Kalamunda groups open a yarning circle

A yarning circle has opened at the back of the Kalamunda Scouts Hall.
July 25, 2023
Gera Kazakov

KALAMUNDA Secondary Education Support Centre, with help from Black Dog Ride Australia, First Kalamunda Scouts group and the Kalamunda RSL, have opened a yarning circle at the back of the Kalamunda Scouts Hall.

KSEC principal Gayle Nelson said that having a yarning a circle was a priority for the school, but unfortunately there wasn’t enough room for one on the school site itself.
“We formed a partnership with the Scouts to refurbish and extend this gazebo into this amazing structure,” she said.
“Our students learn best through experiences, and the yarning circle provides a setting outside of the normal classroom for students to engage with community members.
“Our programs include opportunities to meet with Aboriginal Elders and groups to help students understand the importance of Aboriginal cultural heritage,” she said.

Mrs Nelson said there will also be opportunities for students to talk with veterans with help from the RSL, and thanked Black Dog Ride Australia and Kalamunda RSL for their donations to help complete the yarning circle.
“We wouldn’t have been able to have this yarning circle without the support of some amazing community groups,” she said.
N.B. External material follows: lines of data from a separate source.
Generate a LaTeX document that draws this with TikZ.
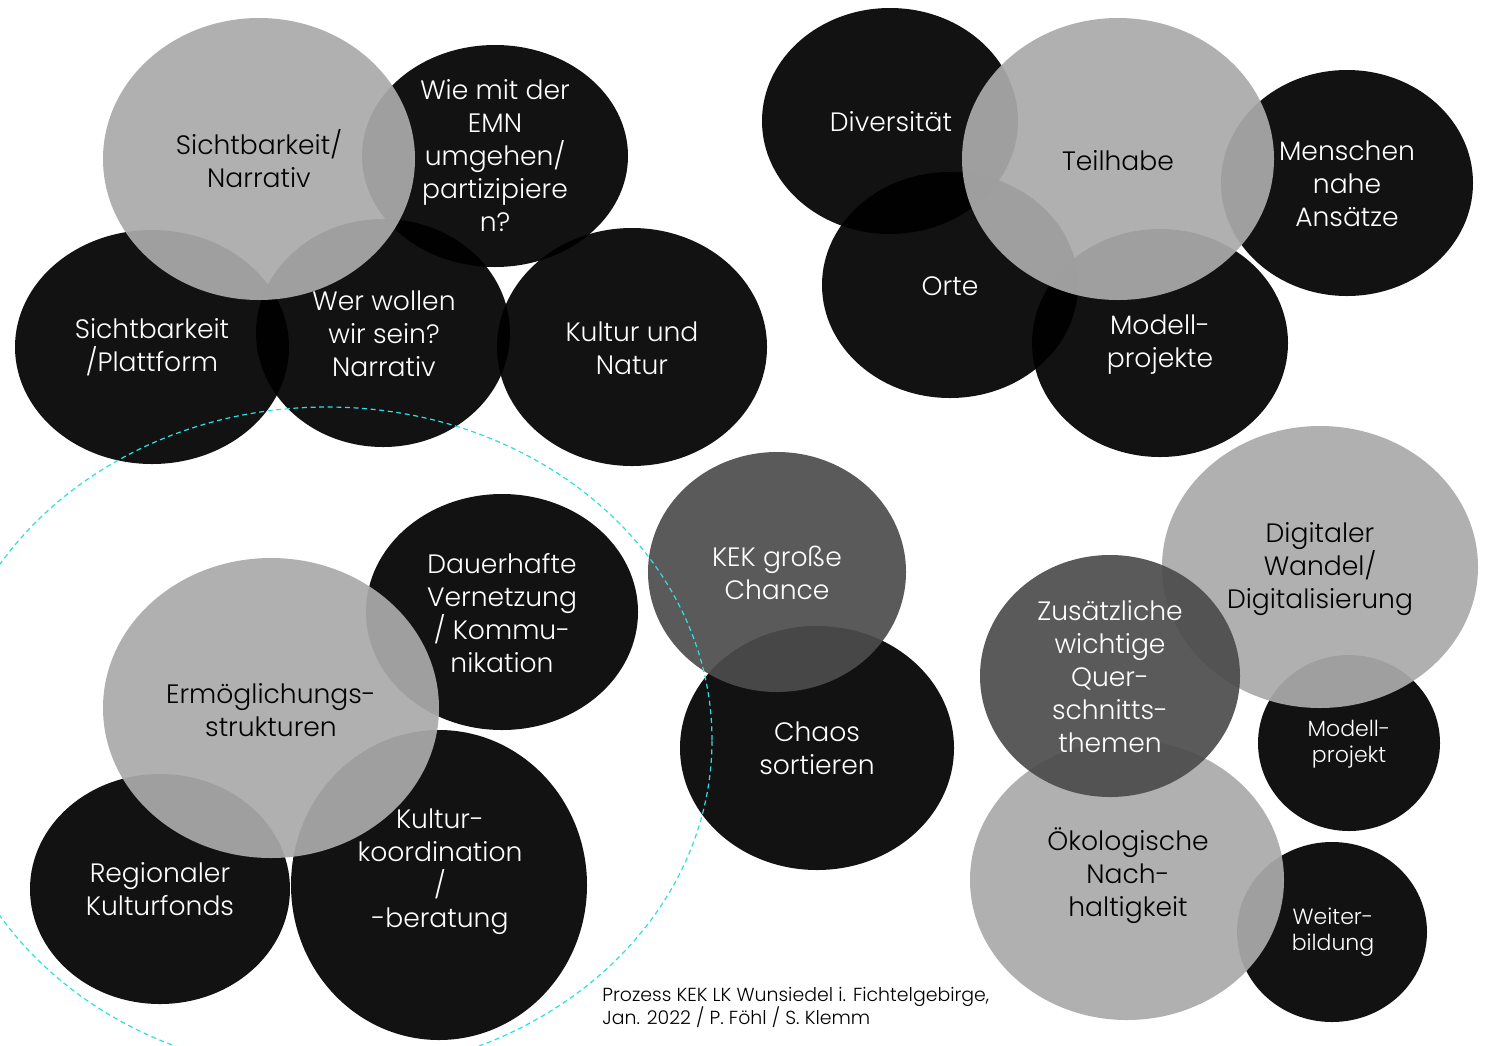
\documentclass[tikz,border=0pt]{standalone}
\usepackage{fontspec}
\setmainfont{Poppins}[UprightFont={* Light}]
\usetikzlibrary{shapes.geometric}
\definecolor{gry}{HTML}{AAAAAA}
\definecolor{drk}{HTML}{4C4C4C}
\definecolor{cy}{HTML}{2EE0E0}
\begin{document}
\begin{tikzpicture}[x=0.5pt,y=-0.5pt,
 blob/.style={ellipse, inner sep=0pt, draw=none},
 bk/.style={blob, fill=black, fill opacity=0.93},
 gy/.style={blob, fill=gry, fill opacity=0.93},
 dk/.style={blob, fill=drk, fill opacity=0.92},
 lab/.style={align=center, inner sep=0pt, font=\fontsize{13.3}{16.5}\selectfont},
 wl/.style={lab, text=white},
 bl/.style={lab, text=black},
 small/.style={font=\fontsize{11}{13}\selectfont}]
\useasboundingbox (0,0) rectangle (1488,1045);
\fill[white] (0,0) rectangle (1488,1045);
\clip (0,0) rectangle (1488,1045);
% top-left group
\node[bk, minimum width=137pt, minimum height=117pt] (splat) at (152,347) {};
\node[bk, minimum width=127pt, minimum height=114pt] (wer) at (383,333) {};
\node[bk, minimum width=135pt, minimum height=119pt] (kun) at (632,347) {};
\node[bk, minimum width=133pt, minimum height=111pt] (wie) at (495,156) {};
\node[gy, minimum width=156pt, minimum height=141pt] (snar) at (259,159) {};
% top-right group
\node[bk, minimum width=128pt, minimum height=113pt] (div) at (890,121) {};
\node[bk, minimum width=128pt, minimum height=113pt] (orte) at (950,285) {};
\node[bk, minimum width=126pt, minimum height=113pt] (mens) at (1347,183) {};
\node[bk, minimum width=128pt, minimum height=114pt] (modp) at (1160,343) {};
\node[gy, minimum width=156pt, minimum height=141pt] (teil) at (1118,159) {};
% middle
\node[bk, minimum width=137pt, minimum height=122pt] (chaos) at (817,748) {};
\node[dk, minimum width=129pt, minimum height=120pt] (kek) at (777,572) {};
% bottom-left group
\node[bk, minimum width=136pt, minimum height=118pt] (dauer) at (502,612) {};
\node[bk, minimum width=130pt, minimum height=115pt] (regio) at (160,889) {};
\node[bk, minimum width=148pt, minimum height=155pt] (koord) at (439,885) {};
\node[gy, minimum width=168pt, minimum height=150pt] (ermo) at (271,708) {};
% bottom-right group
\node[bk, minimum width=91pt, minimum height=88pt] (mproj) at (1349,743) {};
\node[bk, minimum width=95pt, minimum height=90pt] (weit) at (1332,932) {};
\node[gy, minimum width=158pt, minimum height=141pt] (digi) at (1320,567) {};
\node[gy, minimum width=157pt, minimum height=140pt] (oeko) at (1127,880) {};
\node[dk, minimum width=130pt, minimum height=121pt] (zus) at (1110,676) {};
% dashed outline
\draw[cy, line width=0.6pt, dash pattern=on 2.5pt off 1.8pt] (327,740) ellipse [x radius=192.5pt, y radius=166.5pt];
% labels
\node[bl] (tsnar) at (snar.center) {Sichtbarkeit/\\Narrativ};
\node[wl] (twie) at (wie.center) {Wie mit der\\EMN\\umgehen/\\partizipiere\\n?};
\node[wl] (tsplat) at (splat.center) {Sichtbarkeit\\/Plattform};
\node[wl] (twer) at (384,334) {Wer wollen\\wir sein?\\Narrativ};
\node[wl] (tkun) at (632,348) {Kultur und\\Natur};
\node[wl] (tdiv) at (891,122) {Diversität};
\node[bl] (tteil) at (1118,161) {Teilhabe};
\node[wl] (tmens) at (1347,184) {Menschen\\nahe\\Ansätze};
\node[wl] (torte) at (950,286) {Orte};
\node[wl] (tmodp) at (1160,345) {Modell-\\projekte};
\node[wl] (tkek) at (777,573) {KEK große\\Chance};
\node[wl] (tchaos) at (817,748) {Chaos\\sortieren};
\node[wl] (tdauer) at (502,613) {Dauerhafte\\Vernetzung\\/ Kommu-\\nikation};
\node[bl] (termo) at (271,710) {Ermöglichungs-\\strukturen};
\node[wl] (tregio) at (160,889) {Regionaler\\Kulturfonds};
\node[wl] (tkoord) at (440,872) {Kultur-\\koordination\\/\\-beratung};
\node[bl] (tdigi) at (1320,569) {Digitaler\\Wandel/\\Digitalisierung};
\node[wl] (tzus) at (1110,677) {Zusätzliche\\wichtige\\Quer-\\schnitts-\\themen};
\node[wl, small] (tmproj) at (1349,744) {Modell-\\projekt};
\node[bl] (toeko) at (1128,876) {Ökologische\\Nach-\\haltigkeit};
\node[wl, small] (tweit) at (1333,932) {Weiter-\\bildung};
% footnote
\node[anchor=west, align=left, inner sep=0pt, font=\fontsize{9.45}{11.5}\selectfont] (foot) at (602,1007) {Prozess KEK LK Wunsiedel i. Fichtelgebirge,\\Jan. 2022 / P. Föhl / S. Klemm};
\end{tikzpicture}
\end{document}
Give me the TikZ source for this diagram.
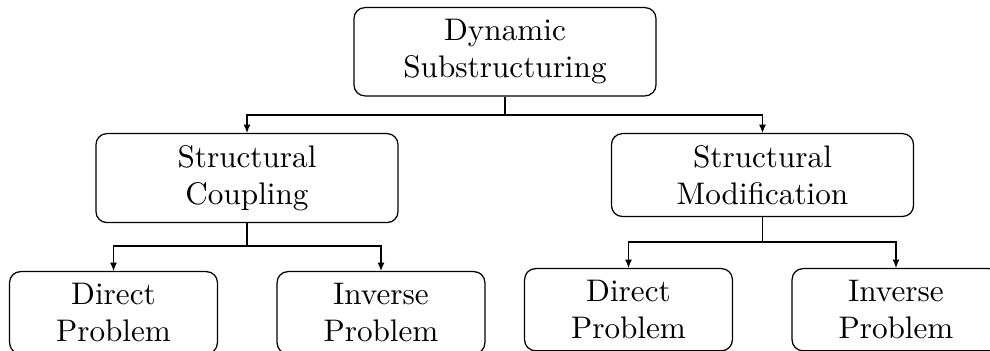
\documentclass[tikz,border=0pt]{standalone}
\usetikzlibrary{arrows.meta}
\begin{document}
\begin{tikzpicture}[x=0.3205pt,y=-0.3205pt,
  box/.style={draw, rounded corners=3.5pt, align=center, line width=0.4pt,
    inner xsep=2pt, inner ysep=3.7pt, anchor=north},
  bigbox/.style={box, minimum width=96.8pt},
  smallbox/.style={box, minimum width=66.6pt},
  conn/.style={line width=0.4pt, -{Latex[length=2.7pt,width=2.3pt]}}]
\useasboundingbox (0,0) rectangle (990,351);
\node[bigbox] (ds) at (505,7) {Dynamic\\Substructuring};
\node[bigbox] (sc) at (247,133) {Structural\\Coupling};
\node[bigbox] (sm) at (762.5,133) {Structural\\Modification};
\node[smallbox] (scd) at (113.5,271) {Direct\\Problem};
\node[smallbox] (sci) at (381,271) {Inverse\\Problem};
\node[smallbox] (smd) at (628.5,268) {Direct\\Problem};
\node[smallbox] (smi) at (896,268) {Inverse\\Problem};
\coordinate (j0) at (505,115);
\coordinate (j1) at (247,246);
\coordinate (j2) at (762.5,242);
\draw[conn] (ds.south) -- (j0) -| (sc.north);
\draw[conn] (j0) -| (sm.north);
\draw[conn] (sc.south) -- (j1) -| (scd.north);
\draw[conn] (j1) -| (sci.north);
\draw[conn] (sm.south) -- (j2) -| (smd.north);
\draw[conn] (j2) -| (smi.north);
\end{tikzpicture}
\end{document}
Nyoongar man and cultural guide Nick Abraham performed the Welcome to Country and traditional smoking ceremony, and said that yarning circles provide a valuable place for members of the community to get together and have a chat.

Mr Abraham said yarning circles provide a place for people to come together and have a chat on equal footing and ultimately find common ground amongst each other.
“They’re coming in to listen to one another – you might not agree with what’s said, but you still sit there and have a conversation about why you don’t agree,” he said.

But Mr Abraham said yarning circles can also be used for reflection too.
“It’s a very calming process, sitting around the campfire, having those yarns, and also reflecting on self, and some of the challenges or issues that you may have,” he said.

When asked if he had any plans to return, Mr Abraham laughed, and said he would if he was invited again, because it’s important to sit down together and have a yarn face-to-face.

“Everyone’s got a story to tell,” he said, before adding with a smile, “be it real or not.”